Star midfielder Anthony Grant has had an immeasurable impact on Jamaica’s National Senior football team since making his debut in September. The former Chelsea FC man has come into a team that was desperate for a central defensive midfielder and has seamlessly slotted into the position and made it his own.
Why then, at 34-years-old, is Anthony Grant just making his first appearances for the senior men’s national team? Surely, if even in the last ten years, there were prior occasions for the Jamaica Football Federation (JFF) to recruit Grant and perhaps instill his presence into the squad much earlier, which could have led to a far greater impact than what he is currently having.
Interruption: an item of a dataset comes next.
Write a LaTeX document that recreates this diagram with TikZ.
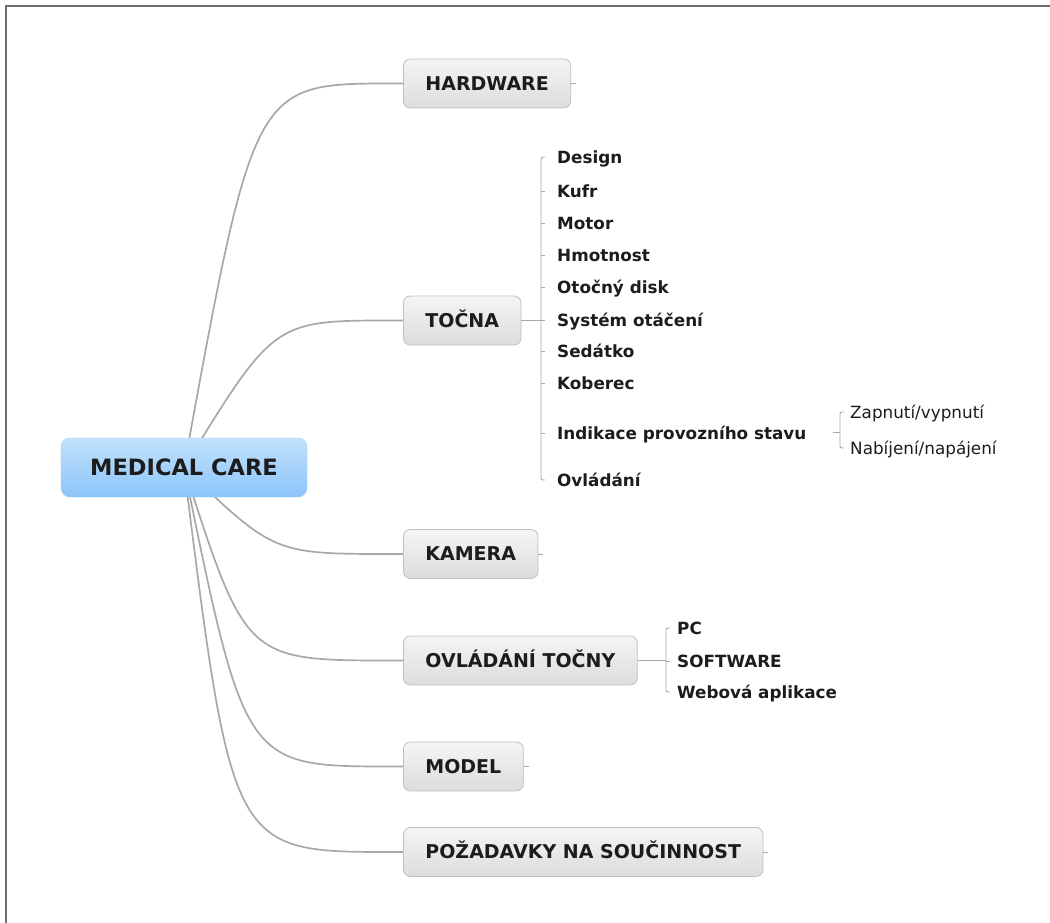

We have seen and heard of similar stories with the current and past JFF administrations; english-born players who were willing to don the Black, Green and Gold of Jamaica but were not approached until much later in their careers, in some cases when it was just too late. The most notable case is Michail Antonio, who stated that he was never approached in his early playing days by the JFF even though he was eager to play for the country.
“I’ve never turned down Jamaica. The first time Jamaica turned me down I was 22.” The striker said this during his very first interview with Jamaican media, days before his international debut against Panama.
We have also seen what happened with the infamous Leon Bailey saga, prior to his first appearance for Jamaica back in 2019. The Aston Villa winger was actively exploring the possibilities of playing for other countries due to a prolonged and largely publicised battle between his guardian and mentor Craig Butler and members of the JFF board.
What we have learnt over the years is that there is a clear lack of intent when it comes to recruiting players for the national team. The objective seems to be misguided. There seems to be no clear plan for recruitment, especially given the team’s problems with player development, team chemistry and structure.
The JFF do not know what they want and they do not know what they are looking for because there is no foundation on which to build on. No philosophy, no style of play, just a repetitive process of enticing the easiest, most vulnerable foreign based players with the possibility of a World Cup appearance.
This method is not sustainable. Jamaica’s status as a big-name contender in CONCACAF is under threat given the lack of direction from the Federation. In the next few years, the country runs the risk of falling even further behind if its focus does not shift from short-sightedness and temporary fixes to long term strategies.